>>>>>
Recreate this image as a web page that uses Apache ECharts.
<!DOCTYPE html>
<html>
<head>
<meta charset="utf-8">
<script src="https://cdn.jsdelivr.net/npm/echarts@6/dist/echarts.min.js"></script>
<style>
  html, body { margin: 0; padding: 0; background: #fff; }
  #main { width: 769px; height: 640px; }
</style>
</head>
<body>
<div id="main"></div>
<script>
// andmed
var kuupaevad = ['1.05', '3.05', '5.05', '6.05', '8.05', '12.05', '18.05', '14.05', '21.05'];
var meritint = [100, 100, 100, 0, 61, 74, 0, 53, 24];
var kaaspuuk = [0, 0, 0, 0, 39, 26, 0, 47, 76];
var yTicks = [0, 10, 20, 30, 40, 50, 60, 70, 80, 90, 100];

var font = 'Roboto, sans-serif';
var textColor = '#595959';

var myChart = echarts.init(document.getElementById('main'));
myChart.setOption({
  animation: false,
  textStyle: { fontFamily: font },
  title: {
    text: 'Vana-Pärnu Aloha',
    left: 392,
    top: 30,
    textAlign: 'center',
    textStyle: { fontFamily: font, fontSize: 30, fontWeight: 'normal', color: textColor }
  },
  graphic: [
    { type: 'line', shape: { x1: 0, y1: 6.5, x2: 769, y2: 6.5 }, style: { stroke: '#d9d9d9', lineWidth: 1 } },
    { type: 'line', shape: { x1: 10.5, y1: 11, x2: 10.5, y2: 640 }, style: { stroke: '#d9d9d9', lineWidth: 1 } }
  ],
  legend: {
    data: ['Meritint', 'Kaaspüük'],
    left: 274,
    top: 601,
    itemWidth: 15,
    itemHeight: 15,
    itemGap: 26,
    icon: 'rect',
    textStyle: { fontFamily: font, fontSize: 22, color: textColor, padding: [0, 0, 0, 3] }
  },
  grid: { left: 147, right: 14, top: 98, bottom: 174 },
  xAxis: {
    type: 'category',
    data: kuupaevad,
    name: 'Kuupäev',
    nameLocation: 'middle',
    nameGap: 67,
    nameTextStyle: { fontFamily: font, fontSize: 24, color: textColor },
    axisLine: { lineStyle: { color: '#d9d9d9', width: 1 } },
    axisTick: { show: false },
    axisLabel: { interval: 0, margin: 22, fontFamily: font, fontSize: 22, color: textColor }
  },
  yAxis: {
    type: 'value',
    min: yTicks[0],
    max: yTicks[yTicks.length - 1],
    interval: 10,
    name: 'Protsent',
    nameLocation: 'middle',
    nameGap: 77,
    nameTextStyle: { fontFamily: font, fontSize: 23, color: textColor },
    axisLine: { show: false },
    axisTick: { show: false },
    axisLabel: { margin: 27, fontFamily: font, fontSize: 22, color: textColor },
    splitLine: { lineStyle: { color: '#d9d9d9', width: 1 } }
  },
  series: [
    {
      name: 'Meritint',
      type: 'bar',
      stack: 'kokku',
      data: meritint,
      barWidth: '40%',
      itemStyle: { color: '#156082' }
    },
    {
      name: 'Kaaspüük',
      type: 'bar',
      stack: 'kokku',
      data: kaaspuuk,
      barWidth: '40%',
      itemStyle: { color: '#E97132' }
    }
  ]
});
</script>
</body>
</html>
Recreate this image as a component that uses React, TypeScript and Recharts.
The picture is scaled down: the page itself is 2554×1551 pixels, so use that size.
<<<<<
**Task brief**
Return all lines with the word "image" in them.

**The output**
Recreate this image as a web page that uses Apache ECharts.
Recreate this image as a component that uses React, TypeScript and Recharts.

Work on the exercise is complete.